Sean Graham, a Bolt owner in Toronto, has been tracking fires and counts 19 incidents so far, though GM hasn’t confirmed those are all related to the battery.
“GM has lost the trust of the owners,” said Graham, 42, an information technology professional who oversees a Bolt owners group on Facebook. “Us Bolt owners are the ones who got in on the bleeding edge of this technology. If it wasn’t for us, GM would not be able to become an all-electric company. So GM needs to do right by the owners and make sure that we are made whole.”
Graham says GM has begun to “step up” by calling out battery supplier LG Energy Solution, which was spun off by LG Chem Ltd. of South Korea last year, for manufacturing defects and by promising to replace all defective battery modules. While that and better communication lately is starting to rebuild Graham’s trust, he said it’s too late for a car-buying public that is less likely to pay attention to the brand than to blame all EVs.

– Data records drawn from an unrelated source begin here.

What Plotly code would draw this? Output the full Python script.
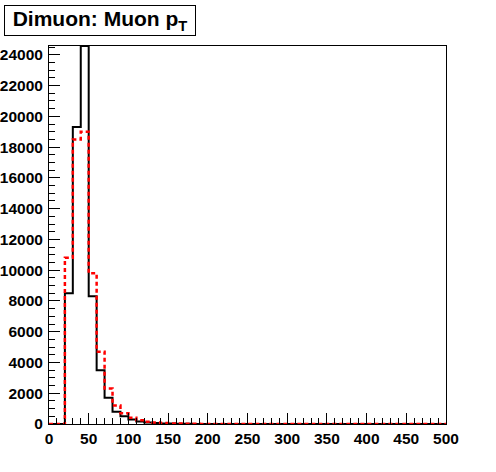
import numpy as np
import plotly.graph_objects as go

# Bin edges: 0..500, width 10
bin_low = list(range(0, 500, 10))
bin_high_last = 500

# Black (solid) histogram contents
black_counts = [0, 0, 8500, 19300, 24570, 8300, 3500, 1700, 800, 500,
                300, 170, 100, 60, 40, 25, 15, 10, 6, 4,
                3, 2, 1, 1, 0, 0, 0, 0, 0, 0,
                0, 0, 0, 0, 0, 0, 0, 0, 0, 0,
                0, 0, 0, 0, 0, 0, 0, 0, 0, 0]

# Red (dotted) histogram contents
red_counts = [0, 0, 10800, 18500, 19000, 9800, 4700, 2300, 1200, 700,
              400, 250, 150, 100, 60, 40, 25, 15, 10, 6,
              4, 3, 2, 1, 1, 0, 0, 0, 0, 0,
              0, 0, 0, 0, 0, 0, 0, 0, 0, 0,
              0, 0, 0, 0, 0, 0, 0, 0, 0, 0]

x_ticks = [0, 50, 100, 150, 200, 250, 300, 350, 400, 450, 500]
x_tick_labels = ["0", "50", "100", "150", "200", "250", "300", "350", "400", "450", "500"]
y_ticks = [0, 2000, 4000, 6000, 8000, 10000, 12000, 14000, 16000, 18000, 20000, 22000, 24000]
y_tick_labels = ["0", "2000", "4000", "6000", "8000", "10000", "12000", "14000",
                 "16000", "18000", "20000", "22000", "24000"]

title_text = "Dimuon: Muon p<sub>T</sub>"

def steps(counts):
    xs = bin_low + [bin_high_last]
    ys = list(counts) + [counts[-1]]
    return xs, ys

fig = go.Figure()
bx, by = steps(black_counts)
fig.add_trace(go.Scatter(x=bx, y=by, mode="lines", line_shape="hv",
                         line=dict(color="black", width=2), showlegend=False))
rx, ry = steps(red_counts)
fig.add_trace(go.Scatter(x=rx, y=ry, mode="lines", line_shape="hv",
                         line=dict(color="red", width=2.5, dash="4px,3px"), showlegend=False))

font_fam = "Liberation Sans, Arial, sans-serif"
tickfont = dict(family=font_fam, size=15.5, color="black", weight="bold")

fig.update_layout(
    width=496, height=472,
    margin=dict(l=49, r=50, t=46, b=48, autoexpand=False),
    paper_bgcolor="white", plot_bgcolor="white",
    showlegend=False,
    xaxis=dict(range=[0, 500], tickmode="array", tickvals=x_ticks, ticktext=x_tick_labels,
               ticks="inside", ticklen=11, tickcolor="black", tickwidth=1,
               minor=dict(ticks="inside", ticklen=6, dtick=10, tick0=0, tickcolor="black", showgrid=False),
               showgrid=False, zeroline=False, showline=True, linecolor="black",
               linewidth=1, mirror=True, tickfont=tickfont, automargin=False),
    yaxis=dict(range=[0, 24570], tickmode="array", tickvals=y_ticks, ticktext=y_tick_labels,
               ticks="inside", ticklen=11, tickcolor="black", tickwidth=1,
               minor=dict(ticks="inside", ticklen=6, dtick=500, tick0=0, tickcolor="black", showgrid=False),
               showgrid=False, zeroline=False, showline=True, linecolor="black",
               linewidth=1, mirror=True, tickfont=tickfont, ticklabelstandoff=2, automargin=False),
)

fig.add_annotation(
    text=title_text, xref="paper", yref="paper",
    x=(4 - 49) / 397, y=(424 - 5) / 378, xanchor="left", yanchor="top",
    showarrow=False, width=188, height=27, align="center", valign="middle",
    bordercolor="black", borderwidth=1, borderpad=1, bgcolor="white",
    font=dict(family=font_fam, size=21, color="black", weight="bold"),
)

# remove the browser's default 8px body margin so the figure sits at the page origin
fig.write_html("out.html", config={"displayModeBar": False},
               post_script="document.body.style.margin='0';")
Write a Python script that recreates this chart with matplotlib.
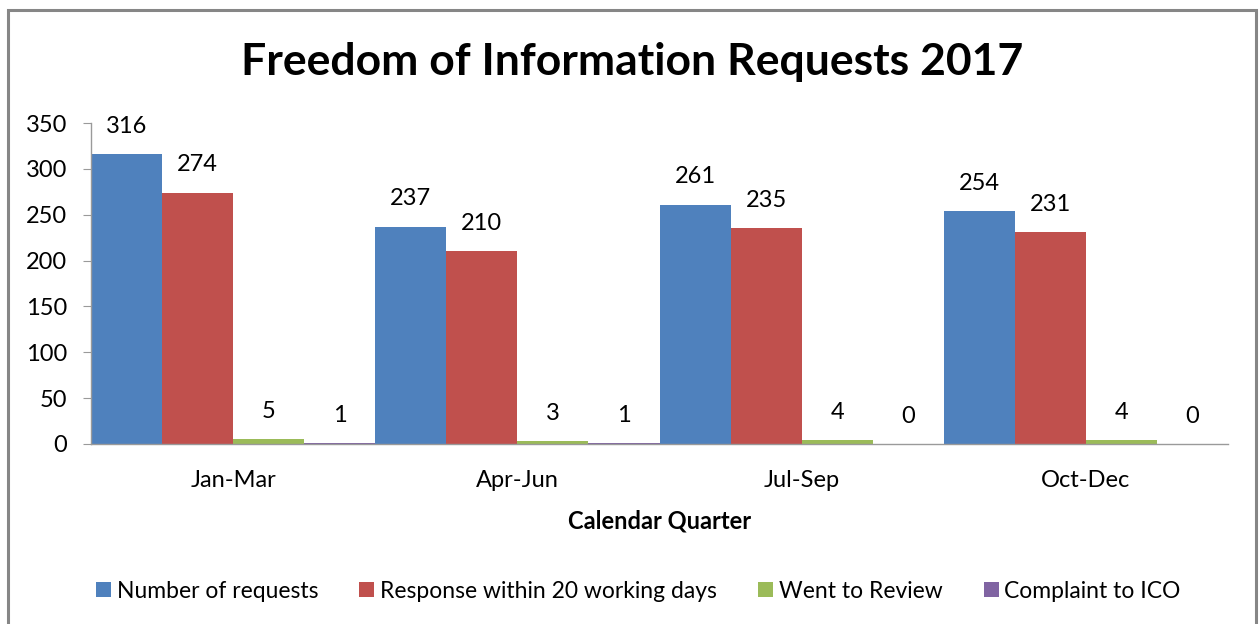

“That absolutely is damaging to where we need to be as a society in terms of getting people away from gasoline,” Graham said.
GM CEO Barra sees a silver lining in the big recall, by drawing the auto industry’s attention to battery manufacturing just as it ramps up to build millions of EVs in the coming years.
“The lessons learned that we have through this experience are really going benefit the entire industry,” she said in a Aug. 26 interview on Bloomberg TV.
That may be fine for the future but, for now, the Bolt is taking the reputational hit for three recalls in less than a year. Inventory of used Bolts rose 75 percent over the last month, while the supply of other used EVs rose 28 percent, according to Recurrent, a Seattle-based startup that tracks the used-EV market.
“People aren’t avoiding EVs or used EVs in general,” Scott Case, Recurrent’s CEO, said in an interview. “This tells me there is an impact on used Bolts.”
The recalls haven’t diminished Krishnan Anantharaman’s enthusiasm for his Bolt, but he recognizes how it has tarnished his car.
“It used to be a point of pride that you actually drove an electric vehicle and all of a sudden there’s a stigma associated with it,” said Anantharaman, 51, a political journalist in suburban Detroit and a former editor at Automotive News.
Eric Porteus, 73, is looking to trade-in his Bolt. But because GM doesn’t have another EV on the market yet, any trade-in will likely be for a gasoline-powered car. He’s driving his Bolt very little lately and his daughter will no longer let him transport his grandkids in it.
“I’ve told GM that I’m disillusioned and that I no longer feel safe,” said Porteus, who lives north of Albany, N.Y.
The automaker is buying back some Bolts on a “customer-by-customer basis,” GM’s Flores said.
In Phoenix, Bolt owner Wintle said he’s planning to reject the buyback offer he received from GM, which left him still owing money to get out of the car. He said he’s now considering legal options.
“Financially speaking,” Wintle said, “I believe at this point I’d be better off if my Bolt did catch fire.”